__What you will do__: Copy the lines of the data below exactly, starting at the first and stopping after the line that contains "offs = [-bw, 0, bw]"; include no pictures.

__Data shown__:
• • • • • • •

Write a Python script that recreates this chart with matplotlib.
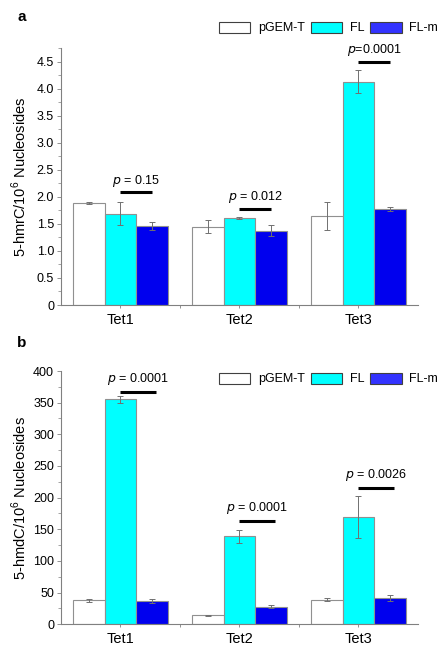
import matplotlib
matplotlib.use("Agg")
import matplotlib.pyplot as plt
import numpy as np
from matplotlib.patches import Patch
from matplotlib.ticker import MultipleLocator, FixedLocator, FuncFormatter

plt.rcParams['font.family'] = ['Liberation Sans', 'DejaVu Sans']

categories = ["Tet1", "Tet2", "Tet3"]
series = ["pGEM-T", "FL", "FL-m"]

# Panel a: 5-hmrC
a_pgem = [1.89, 1.45, 1.64]
a_pgem_err = [0.02, 0.12, 0.26]
a_fl = [1.69, 1.61, 4.13]
a_fl_err = [0.21, 0.02, 0.22]
a_flm = [1.46, 1.37, 1.77]
a_flm_err = [0.07, 0.10, 0.04]
a_pvals = ["$p$ = 0.15", "$p$ = 0.012", "$p$=0.0001"]
a_sig_y = [2.08, 1.77, 4.49]

# Panel b: 5-hmdC
b_pgem = [38, 14, 39]
b_pgem_err = [2, 1, 2]
b_fl = [355, 139, 169]
b_fl_err = [5, 10, 33]
b_flm = [37, 28, 42]
b_flm_err = [3, 3, 5]
b_pvals = ["$p$ = 0.0001", "$p$ = 0.0001", "$p$ = 0.0026"]
b_sig_y = [367, 163, 215]

face = ["white", "#00FFFF", "#0000EE"]
edges = ["#909090", "#909090", "#909090"]
legend_face = ["white", "#00FFFF", "#3333FF"]

fig = plt.figure(figsize=(4.39, 6.48), dpi=100)
W, H = 439, 648

def make_axes(left, top, right, bottom):
    return fig.add_axes([left / W, 1 - bottom / H, (right - left) / W, (bottom - top) / H])

ax_a = make_axes(61, 48, 418, 305)
ax_b = make_axes(61, 371, 418, 624.3)

bw = 0.267
offs = [-bw, 0, bw]

def draw(ax, vals, errs, pvals, sig_y, ymax, major, minor, ylabel, text_gap, sig_extra, tick_fmt):
    x = np.arange(len(categories))
    for i, (v, e) in enumerate(zip(vals, errs)):
        ax.bar(x + offs[i], v, width=bw, color=face[i], edgecolor=edges[i], linewidth=0.8, zorder=2)
        ax.errorbar(x + offs[i], v, yerr=e, fmt='none', ecolor='#707070', elinewidth=0.7,
                    capsize=2, capthick=0.7, zorder=3)
    for j in range(len(categories)):
        x0 = x[j] + offs[1]
        x1 = x[j] + offs[2] + sig_extra
        ax.plot([x0, x1], [sig_y[j], sig_y[j]], color='black', lw=2.2, solid_capstyle='butt', zorder=4)
        ax.text((x0 + x1) / 2, sig_y[j] + text_gap, pvals[j], ha='center', va='bottom', fontsize=9)
    ax.set_xlim(-0.5, 2.5)
    ax.set_ylim(0, ymax)
    ax.set_xticks(x)
    ax.set_xticklabels(categories, fontsize=10.5)
    ax.xaxis.set_minor_locator(FixedLocator([0.5, 1.5]))
    ax.yaxis.set_major_locator(MultipleLocator(major))
    ax.yaxis.set_minor_locator(MultipleLocator(minor))
    ax.yaxis.set_major_formatter(tick_fmt)
    ax.tick_params(axis='y', labelsize=9, length=3, width=0.6, color='#808080', pad=2)
    ax.tick_params(axis='y', which='minor', length=2, width=0.5, color='#808080')
    ax.tick_params(axis='x', which='both', length=2.5, width=0.6, color='#808080', pad=3)
    for s in ['top', 'right']:
        ax.spines[s].set_visible(False)
    for s in ['left', 'bottom']:
        ax.spines[s].set_color('#808080')
        ax.spines[s].set_linewidth(0.8)
    ax.set_ylabel(ylabel, fontsize=10.5, labelpad=4)

def fmt_a(v, pos):
    return "0" if abs(v) < 1e-9 else f"{v:.1f}"

def fmt_b(v, pos):
    return f"{int(round(v))}"

draw(ax_a, [a_pgem, a_fl, a_flm], [a_pgem_err, a_fl_err, a_flm_err], a_pvals, a_sig_y,
     4.75, 0.5, 0.25, "5-hmrC/10$^{\\mathregular{6}}$ Nucleosides", 0.07, 0.0, FuncFormatter(fmt_a))
ax_a.set_yticks(np.arange(0, 4.51, 0.5))
draw(ax_b, [b_pgem, b_fl, b_flm], [b_pgem_err, b_fl_err, b_flm_err], b_pvals, b_sig_y,
     400, 50, 25, "5-hmdC/10$^{\\mathregular{6}}$ Nucleosides", 8, 0.03, FuncFormatter(fmt_b))

handles = [Patch(facecolor=legend_face[i], edgecolor='#404040', linewidth=0.8, label=series[i]) for i in range(3)]
for yc in [28, 379]:
    fig.legend(handles=handles, loc='center right', bbox_to_anchor=(438 / W, 1 - yc / H),
               ncol=3, frameon=False, fontsize=9, handlelength=2.5, handleheight=1.0,
               handletextpad=0.6, columnspacing=0.5, borderpad=0, borderaxespad=0)

fig.text(22 / W, 1 - 17 / H, "a", fontsize=11, fontweight='bold', ha='center', va='center')
fig.text(22 / W, 1 - 343 / H, "b", fontsize=11, fontweight='bold', ha='center', va='center')
for ax in (ax_a, ax_b):
    ax.yaxis.set_label_coords(-0.09, 0.5)

fig.savefig("out.png", dpi=100)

• • • • • • •

__Solved problem__:
Write a Python script that recreates this chart with matplotlib.
import matplotlib
matplotlib.use("Agg")
import matplotlib.pyplot as plt
import numpy as np
from matplotlib.patches import Patch
from matplotlib.ticker import MultipleLocator, FixedLocator, FuncFormatter

plt.rcParams['font.family'] = ['Liberation Sans', 'DejaVu Sans']

categories = ["Tet1", "Tet2", "Tet3"]
series = ["pGEM-T", "FL", "FL-m"]

# Panel a: 5-hmrC
a_pgem = [1.89, 1.45, 1.64]
a_pgem_err = [0.02, 0.12, 0.26]
a_fl = [1.69, 1.61, 4.13]
a_fl_err = [0.21, 0.02, 0.22]
a_flm = [1.46, 1.37, 1.77]
a_flm_err = [0.07, 0.10, 0.04]
a_pvals = ["$p$ = 0.15", "$p$ = 0.012", "$p$=0.0001"]
a_sig_y = [2.08, 1.77, 4.49]

# Panel b: 5-hmdC
b_pgem = [38, 14, 39]
b_pgem_err = [2, 1, 2]
b_fl = [355, 139, 169]
b_fl_err = [5, 10, 33]
b_flm = [37, 28, 42]
b_flm_err = [3, 3, 5]
b_pvals = ["$p$ = 0.0001", "$p$ = 0.0001", "$p$ = 0.0026"]
b_sig_y = [367, 163, 215]

face = ["white", "#00FFFF", "#0000EE"]
edges = ["#909090", "#909090", "#909090"]
legend_face = ["white", "#00FFFF", "#3333FF"]

fig = plt.figure(figsize=(4.39, 6.48), dpi=100)
W, H = 439, 648

def make_axes(left, top, right, bottom):
    return fig.add_axes([left / W, 1 - bottom / H, (right - left) / W, (bottom - top) / H])

ax_a = make_axes(61, 48, 418, 305)
ax_b = make_axes(61, 371, 418, 624.3)

bw = 0.267
offs = [-bw, 0, bw]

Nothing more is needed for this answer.